_Written task_
Each line below should be retyped exactly, with no pictures.

_Available data_
····················

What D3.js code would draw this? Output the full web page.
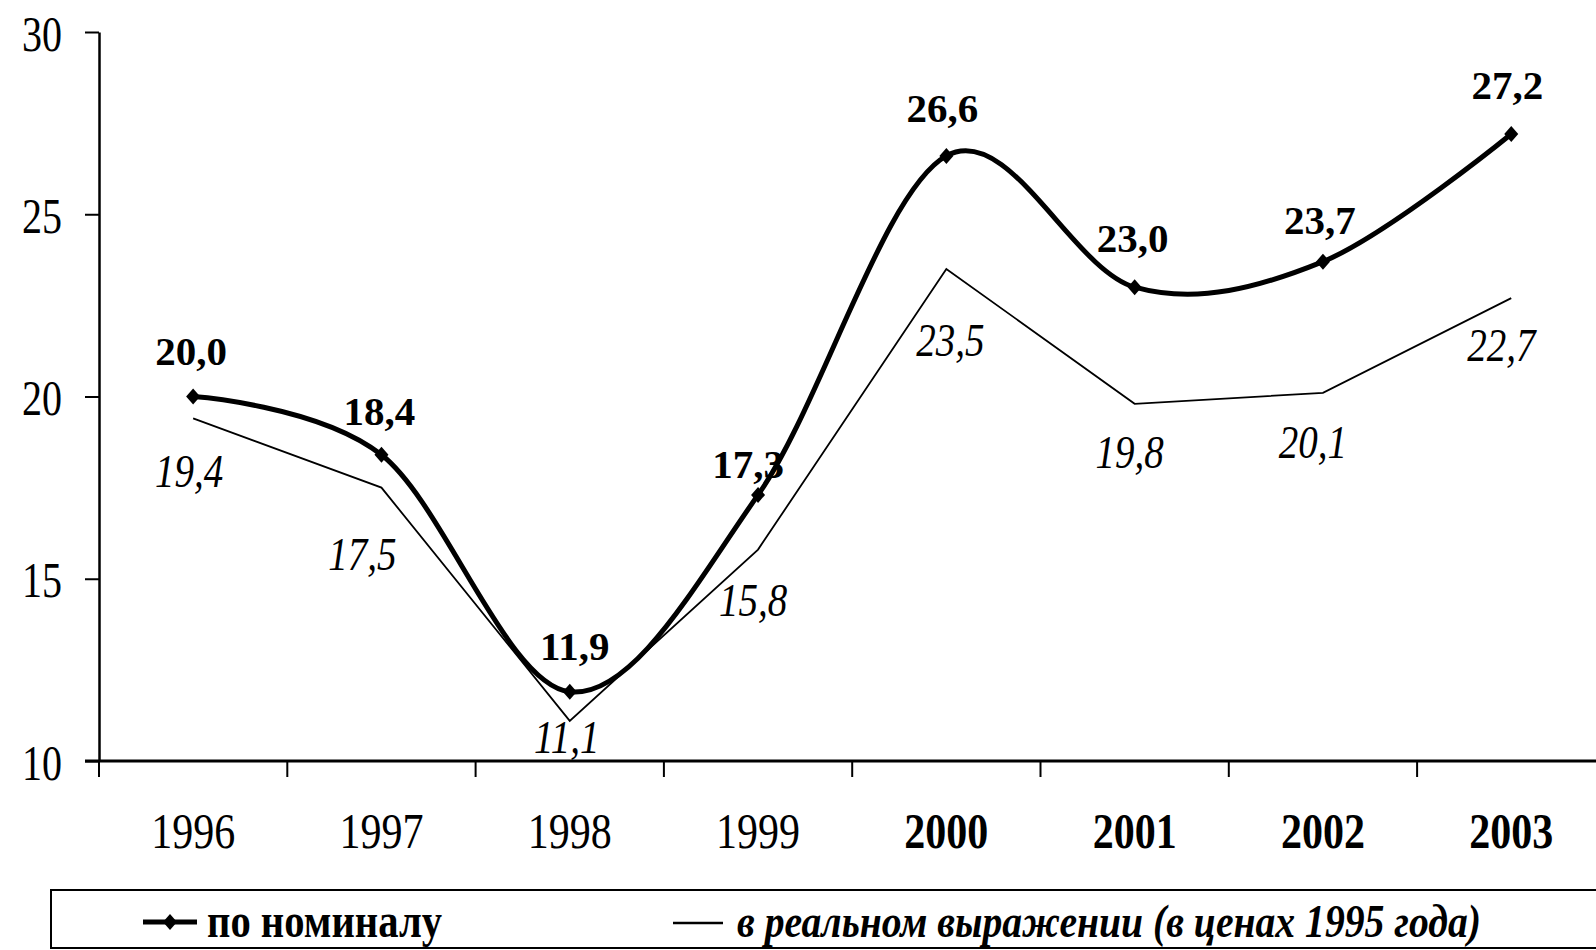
<!DOCTYPE html>
<html>
<head>
<meta charset="utf-8">
<script src="https://cdn.jsdelivr.net/npm/d3@7"></script>
<style>
  body { margin: 0; background: #fff; }
  text { font-family: "Liberation Serif", "Times New Roman", serif; fill: #000; }
</style>
</head>
<body>
<div class="chart"></div>
<script>
// data
var years = [1996, 1997, 1998, 1999, 2000, 2001, 2002, 2003];
var nominal = [20.0, 18.4, 11.9, 17.3, 26.6, 23.0, 23.7, 27.2];
var real = [19.4, 17.5, 11.1, 15.8, 23.5, 19.8, 20.1, 22.7];
var yTicks = [10, 15, 20, 25, 30];
var legendLabels = ["по номиналу", "в реальном выражении (в ценах 1995 года)"];

// label nudges in px (layout only)
var nomDx = [-2, -2, 5, -10, -4, -2, -3, -4];
var nomDy = [-32, -30, -32, -17, -34, -35, -28, -35];
var realDx = [-4, -19, -3, -5, 4, -5, -10, -10];
var realDy = [69, 82, 32, 66, 87, 64, 65, 63];

var svgWidth = 1596;
var svgHeight = 950;

function fmt(v) { return v.toFixed(1).replace(".", ","); }

var svg = d3.select(".chart")
  .append("svg")
  .attr("width", svgWidth)
  .attr("height", svgHeight);

// scales
var x = d3.scaleBand()
  .domain(years)
  .range([99, 99 + 8 * 188.3]);
var cx = function (yr) { return x(yr) + x.bandwidth() / 2; };

var y = d3.scaleLinear()
  .domain([10, 30])
  .range([761, 32]);

// y axis
var yAxis = svg.append("g")
  .attr("transform", "translate(99,0)")
  .call(d3.axisLeft(y).tickValues(yTicks).tickSize(14).tickSizeOuter(0).tickPadding(23));
yAxis
  .attr("font-family", "Liberation Serif, Times New Roman, serif")
  .attr("font-size", 40);
yAxis.select(".domain").attr("stroke-width", 2.5);
yAxis.selectAll(".tick line").attr("stroke-width", 2);
yAxis.selectAll(".tick text")
  .attr("dy", "0.36em")
  .attr("transform", "scale(1,1.25)");

// x axis line and ticks at category borders
svg.append("line")
  .attr("x1", 85).attr("x2", svgWidth)
  .attr("y1", y(10)).attr("y2", y(10))
  .attr("stroke", "#000").attr("stroke-width", 3);

svg.selectAll(".xtick")
  .data(years)
  .enter()
  .append("line")
  .attr("class", "xtick")
  .attr("x1", d => x(d)).attr("x2", d => x(d))
  .attr("y1", y(10)).attr("y2", y(10) + 16)
  .attr("stroke", "#000").attr("stroke-width", 2);

svg.selectAll(".xlabel")
  .data(years)
  .enter()
  .append("text")
  .attr("class", "xlabel")
  .attr("transform", d => `translate(${cx(d)},848) scale(1,1.2)`)
  .attr("text-anchor", "middle")
  .attr("font-size", 42)
  .attr("font-weight", d => d >= 2000 ? "bold" : "normal")
  .text(d => d);

// real line (thin, straight)
var realLine = d3.line()
  .x((d, i) => cx(years[i]))
  .y(d => y(d));

svg.append("path")
  .datum(real)
  .attr("d", realLine)
  .attr("fill", "none")
  .attr("stroke", "#000")
  .attr("stroke-width", 1.8);

// nominal line (thick, smoothed)
var nomLine = d3.line()
  .x((d, i) => cx(years[i]))
  .y(d => y(d))
  .curve(d3.curveCardinal.tension(0));

svg.append("path")
  .datum(nominal)
  .attr("d", nomLine)
  .attr("fill", "none")
  .attr("stroke", "#000")
  .attr("stroke-width", 5)
  .attr("stroke-linejoin", "round");

var diamond = "M0,-8L7,0L0,8L-7,0Z";

svg.selectAll(".marker")
  .data(nominal)
  .enter()
  .append("path")
  .attr("class", "marker")
  .attr("d", diamond)
  .attr("transform", (d, i) => `translate(${cx(years[i])},${y(d)})`)
  .attr("fill", "#000");

// value labels
svg.selectAll(".nomlabel")
  .data(nominal)
  .enter()
  .append("text")
  .attr("class", "nomlabel")
  .attr("x", (d, i) => cx(years[i]) + nomDx[i])
  .attr("y", (d, i) => y(d) + nomDy[i])
  .attr("text-anchor", "middle")
  .attr("font-size", 41)
  .attr("font-weight", "bold")
  .text(d => fmt(d));

svg.selectAll(".reallabel")
  .data(real)
  .enter()
  .append("text")
  .attr("class", "reallabel")
  .attr("transform", (d, i) => `translate(${cx(years[i]) + realDx[i]},${y(d) + realDy[i]}) scale(1,1.2)`)
  .attr("text-anchor", "middle")
  .attr("font-size", 39)
  .attr("font-style", "italic")
  .text(d => fmt(d));

// legend box
svg.append("rect")
  .attr("x", 51).attr("y", 890)
  .attr("width", 1600).attr("height", 58)
  .attr("fill", "none")
  .attr("stroke", "#000")
  .attr("stroke-width", 2);

svg.append("line")
  .attr("x1", 143).attr("x2", 197)
  .attr("y1", 922).attr("y2", 922)
  .attr("stroke", "#000").attr("stroke-width", 5);
svg.append("path")
  .attr("d", diamond)
  .attr("transform", "translate(170,922)")
  .attr("fill", "#000");

svg.append("text")
  .attr("transform", "translate(207,937) scale(1,1.15)")
  .attr("font-size", 42)
  .attr("font-weight", "bold")
  .attr("textLength", 235)
  .attr("lengthAdjust", "spacingAndGlyphs")
  .text(legendLabels[0]);

svg.append("line")
  .attr("x1", 673).attr("x2", 723)
  .attr("y1", 923).attr("y2", 923)
  .attr("stroke", "#000").attr("stroke-width", 2.5);

svg.append("text")
  .attr("transform", "translate(737,937) scale(1,1.15)")
  .attr("font-size", 40)
  .attr("font-style", "italic")
  .attr("font-weight", "bold")
  .attr("textLength", 744)
  .attr("lengthAdjust", "spacingAndGlyphs")
  .text(legendLabels[1]);
</script>
</body>
</html>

····················

_Result of this task_
What D3.js code would draw this? Output the full web page.
<!DOCTYPE html>
<html>
<head>
<meta charset="utf-8">
<script src="https://cdn.jsdelivr.net/npm/d3@7"></script>
<style>
  body { margin: 0; background: #fff; }
  text { font-family: "Liberation Serif", "Times New Roman", serif; fill: #000; }
</style>
</head>
<body>
<div class="chart"></div>
<script>
// data
var years = [1996, 1997, 1998, 1999, 2000, 2001, 2002, 2003];
var nominal = [20.0, 18.4, 11.9, 17.3, 26.6, 23.0, 23.7, 27.2];
var real = [19.4, 17.5, 11.1, 15.8, 23.5, 19.8, 20.1, 22.7];
var yTicks = [10, 15, 20, 25, 30];
var legendLabels = ["по номиналу", "в реальном выражении (в ценах 1995 года)"];

// label nudges in px (layout only)
var nomDx = [-2, -2, 5, -10, -4, -2, -3, -4];
var nomDy = [-32, -30, -32, -17, -34, -35, -28, -35];
var realDx = [-4, -19, -3, -5, 4, -5, -10, -10];
var realDy = [69, 82, 32, 66, 87, 64, 65, 63];

var svgWidth = 1596;
var svgHeight = 950;

function fmt(v) { return v.toFixed(1).replace(".", ","); }

var svg = d3.select(".chart")
  .append("svg")
  .attr("width", svgWidth)
  .attr("height", svgHeight);

// scales
var x = d3.scaleBand()
  .domain(years)
  .range([99, 99 + 8 * 188.3]);
var cx = function (yr) { return x(yr) + x.bandwidth() / 2; };

var y = d3.scaleLinear()
  .domain([10, 30])
  .range([761, 32]);

// y axis
var yAxis = svg.append("g")
  .attr("transform", "translate(99,0)")
  .call(d3.axisLeft(y).tickValues(yTicks).tickSize(14).tickSizeOuter(0).tickPadding(23));
yAxis
  .attr("font-family", "Liberation Serif, Times New Roman, serif")
  .attr("font-size", 40);
yAxis.select(".domain").attr("stroke-width", 2.5);
yAxis.selectAll(".tick line").attr("stroke-width", 2);
yAxis.selectAll(".tick text")
  .attr("dy", "0.36em")
  .attr("transform", "scale(1,1.25)");

// x axis line and ticks at category borders
svg.append("line")
  .attr("x1", 85).attr("x2", svgWidth)
  .attr("y1", y(10)).attr("y2", y(10))
  .attr("stroke", "#000").attr("stroke-width", 3);

svg.selectAll(".xtick")
  .data(years)
  .enter()
  .append("line")
  .attr("class", "xtick")
  .attr("x1", d => x(d)).attr("x2", d => x(d))
  .attr("y1", y(10)).attr("y2", y(10) + 16)
  .attr("stroke", "#000").attr("stroke-width", 2);

svg.selectAll(".xlabel")
  .data(years)
  .enter()
  .append("text")
  .attr("class", "xlabel")
  .attr("transform", d => `translate(${cx(d)},848) scale(1,1.2)`)
  .attr("text-anchor", "middle")
  .attr("font-size", 42)
  .attr("font-weight", d => d >= 2000 ? "bold" : "normal")
  .text(d => d);

// real line (thin, straight)
var realLine = d3.line()
  .x((d, i) => cx(years[i]))
  .y(d => y(d));

svg.append("path")
  .datum(real)
  .attr("d", realLine)
  .attr("fill", "none")
  .attr("stroke", "#000")
  .attr("stroke-width", 1.8);

// nominal line (thick, smoothed)
var nomLine = d3.line()
  .x((d, i) => cx(years[i]))
  .y(d => y(d))
  .curve(d3.curveCardinal.tension(0));

svg.append("path")
  .datum(nominal)
  .attr("d", nomLine)
  .attr("fill", "none")
  .attr("stroke", "#000")
  .attr("stroke-width", 5)
  .attr("stroke-linejoin", "round");

var diamond = "M0,-8L7,0L0,8L-7,0Z";

svg.selectAll(".marker")
  .data(nominal)
  .enter()
  .append("path")
  .attr("class", "marker")
  .attr("d", diamond)
  .attr("transform", (d, i) => `translate(${cx(years[i])},${y(d)})`)
  .attr("fill", "#000");

// value labels
svg.selectAll(".nomlabel")
  .data(nominal)
  .enter()
  .append("text")
  .attr("class", "nomlabel")
  .attr("x", (d, i) => cx(years[i]) + nomDx[i])
  .attr("y", (d, i) => y(d) + nomDy[i])
  .attr("text-anchor", "middle")
  .attr("font-size", 41)
  .attr("font-weight", "bold")
  .text(d => fmt(d));

svg.selectAll(".reallabel")
  .data(real)
  .enter()
  .append("text")
  .attr("class", "reallabel")
  .attr("transform", (d, i) => `translate(${cx(years[i]) + realDx[i]},${y(d) + realDy[i]}) scale(1,1.2)`)
  .attr("text-anchor", "middle")
  .attr("font-size", 39)
  .attr("font-style", "italic")
  .text(d => fmt(d));

// legend box
svg.append("rect")
  .attr("x", 51).attr("y", 890)
  .attr("width", 1600).attr("height", 58)
  .attr("fill", "none")
  .attr("stroke", "#000")
  .attr("stroke-width", 2);

svg.append("line")
  .attr("x1", 143).attr("x2", 197)
  .attr("y1", 922).attr("y2", 922)
  .attr("stroke", "#000").attr("stroke-width", 5);
svg.append("path")
  .attr("d", diamond)
  .attr("transform", "translate(170,922)")
  .attr("fill", "#000");

svg.append("text")
  .attr("transform", "translate(207,937) scale(1,1.15)")
  .attr("font-size", 42)
  .attr("font-weight", "bold")
  .attr("textLength", 235)
  .attr("lengthAdjust", "spacingAndGlyphs")
  .text(legendLabels[0]);

svg.append("line")
  .attr("x1", 673).attr("x2", 723)
  .attr("y1", 923).attr("y2", 923)
  .attr("stroke", "#000").attr("stroke-width", 2.5);

svg.append("text")
  .attr("transform", "translate(737,937) scale(1,1.15)")
  .attr("font-size", 40)
  .attr("font-style", "italic")
  .attr("font-weight", "bold")
  .attr("textLength", 744)
  .attr("lengthAdjust", "spacingAndGlyphs")
  .text(legendLabels[1]);
</script>
</body>
</html>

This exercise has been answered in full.